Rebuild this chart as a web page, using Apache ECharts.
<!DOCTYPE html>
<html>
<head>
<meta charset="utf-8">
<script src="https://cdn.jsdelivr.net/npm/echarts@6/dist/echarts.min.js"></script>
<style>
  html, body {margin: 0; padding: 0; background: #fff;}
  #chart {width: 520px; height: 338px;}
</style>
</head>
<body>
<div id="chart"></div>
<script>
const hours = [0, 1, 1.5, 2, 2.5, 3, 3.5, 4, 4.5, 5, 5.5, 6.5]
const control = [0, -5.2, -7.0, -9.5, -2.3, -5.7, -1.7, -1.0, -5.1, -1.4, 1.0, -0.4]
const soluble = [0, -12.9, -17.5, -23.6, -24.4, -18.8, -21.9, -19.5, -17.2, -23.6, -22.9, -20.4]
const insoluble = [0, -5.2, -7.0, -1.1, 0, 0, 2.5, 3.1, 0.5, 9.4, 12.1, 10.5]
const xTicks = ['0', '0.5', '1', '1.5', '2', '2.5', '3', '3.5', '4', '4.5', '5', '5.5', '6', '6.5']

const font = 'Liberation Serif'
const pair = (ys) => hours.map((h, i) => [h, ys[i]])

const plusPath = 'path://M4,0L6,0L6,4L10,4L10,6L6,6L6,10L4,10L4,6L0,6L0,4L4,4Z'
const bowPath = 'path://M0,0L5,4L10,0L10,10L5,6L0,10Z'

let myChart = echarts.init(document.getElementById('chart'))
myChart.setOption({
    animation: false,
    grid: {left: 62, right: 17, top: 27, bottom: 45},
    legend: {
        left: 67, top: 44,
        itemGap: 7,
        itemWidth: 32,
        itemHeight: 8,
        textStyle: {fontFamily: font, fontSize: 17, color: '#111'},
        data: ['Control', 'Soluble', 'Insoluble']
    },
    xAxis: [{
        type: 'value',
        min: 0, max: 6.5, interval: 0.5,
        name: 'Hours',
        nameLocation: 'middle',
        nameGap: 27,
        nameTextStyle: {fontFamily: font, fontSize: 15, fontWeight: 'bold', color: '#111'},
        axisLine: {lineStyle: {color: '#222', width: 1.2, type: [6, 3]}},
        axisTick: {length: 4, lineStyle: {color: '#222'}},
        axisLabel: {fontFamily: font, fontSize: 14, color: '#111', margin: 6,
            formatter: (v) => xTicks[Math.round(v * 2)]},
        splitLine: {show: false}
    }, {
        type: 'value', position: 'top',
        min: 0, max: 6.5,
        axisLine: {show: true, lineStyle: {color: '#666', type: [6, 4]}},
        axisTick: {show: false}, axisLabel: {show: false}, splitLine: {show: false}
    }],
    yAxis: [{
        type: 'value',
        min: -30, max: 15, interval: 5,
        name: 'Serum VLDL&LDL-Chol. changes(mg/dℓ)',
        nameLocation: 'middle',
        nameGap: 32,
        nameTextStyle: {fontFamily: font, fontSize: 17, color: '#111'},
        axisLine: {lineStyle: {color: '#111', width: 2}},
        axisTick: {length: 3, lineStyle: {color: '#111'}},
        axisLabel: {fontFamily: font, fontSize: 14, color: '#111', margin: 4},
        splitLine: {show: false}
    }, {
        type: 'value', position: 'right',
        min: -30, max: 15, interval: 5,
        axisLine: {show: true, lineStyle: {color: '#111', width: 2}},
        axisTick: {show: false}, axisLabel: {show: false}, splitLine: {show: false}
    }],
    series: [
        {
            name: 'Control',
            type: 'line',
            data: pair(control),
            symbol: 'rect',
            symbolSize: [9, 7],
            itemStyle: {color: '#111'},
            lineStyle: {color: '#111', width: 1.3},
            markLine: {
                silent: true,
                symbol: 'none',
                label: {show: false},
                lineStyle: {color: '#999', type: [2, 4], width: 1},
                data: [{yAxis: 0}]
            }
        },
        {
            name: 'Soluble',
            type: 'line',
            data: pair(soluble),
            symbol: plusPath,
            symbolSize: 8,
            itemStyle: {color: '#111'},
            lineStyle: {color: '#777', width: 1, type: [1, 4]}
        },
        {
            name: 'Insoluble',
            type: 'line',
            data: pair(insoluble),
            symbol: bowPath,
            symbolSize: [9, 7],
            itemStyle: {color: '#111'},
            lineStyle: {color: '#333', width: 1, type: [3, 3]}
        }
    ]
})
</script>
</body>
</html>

----------

• **EXERCISE AIM**
Print, unaltered, every line from the beginning of the material down to the line with "const bowPath = 'path://M0,0L5,4L10,0L10,10L5,6L0,10Z'".

• **RESULT**
Rebuild this chart as a web page, using Apache ECharts.
<!DOCTYPE html>
<html>
<head>
<meta charset="utf-8">
<script src="https://cdn.jsdelivr.net/npm/echarts@6/dist/echarts.min.js"></script>
<style>
  html, body {margin: 0; padding: 0; background: #fff;}
  #chart {width: 520px; height: 338px;}
</style>
</head>
<body>
<div id="chart"></div>
<script>
const hours = [0, 1, 1.5, 2, 2.5, 3, 3.5, 4, 4.5, 5, 5.5, 6.5]
const control = [0, -5.2, -7.0, -9.5, -2.3, -5.7, -1.7, -1.0, -5.1, -1.4, 1.0, -0.4]
const soluble = [0, -12.9, -17.5, -23.6, -24.4, -18.8, -21.9, -19.5, -17.2, -23.6, -22.9, -20.4]
const insoluble = [0, -5.2, -7.0, -1.1, 0, 0, 2.5, 3.1, 0.5, 9.4, 12.1, 10.5]
const xTicks = ['0', '0.5', '1', '1.5', '2', '2.5', '3', '3.5', '4', '4.5', '5', '5.5', '6', '6.5']

const font = 'Liberation Serif'
const pair = (ys) => hours.map((h, i) => [h, ys[i]])

const plusPath = 'path://M4,0L6,0L6,4L10,4L10,6L6,6L6,10L4,10L4,6L0,6L0,4L4,4Z'
const bowPath = 'path://M0,0L5,4L10,0L10,10L5,6L0,10Z'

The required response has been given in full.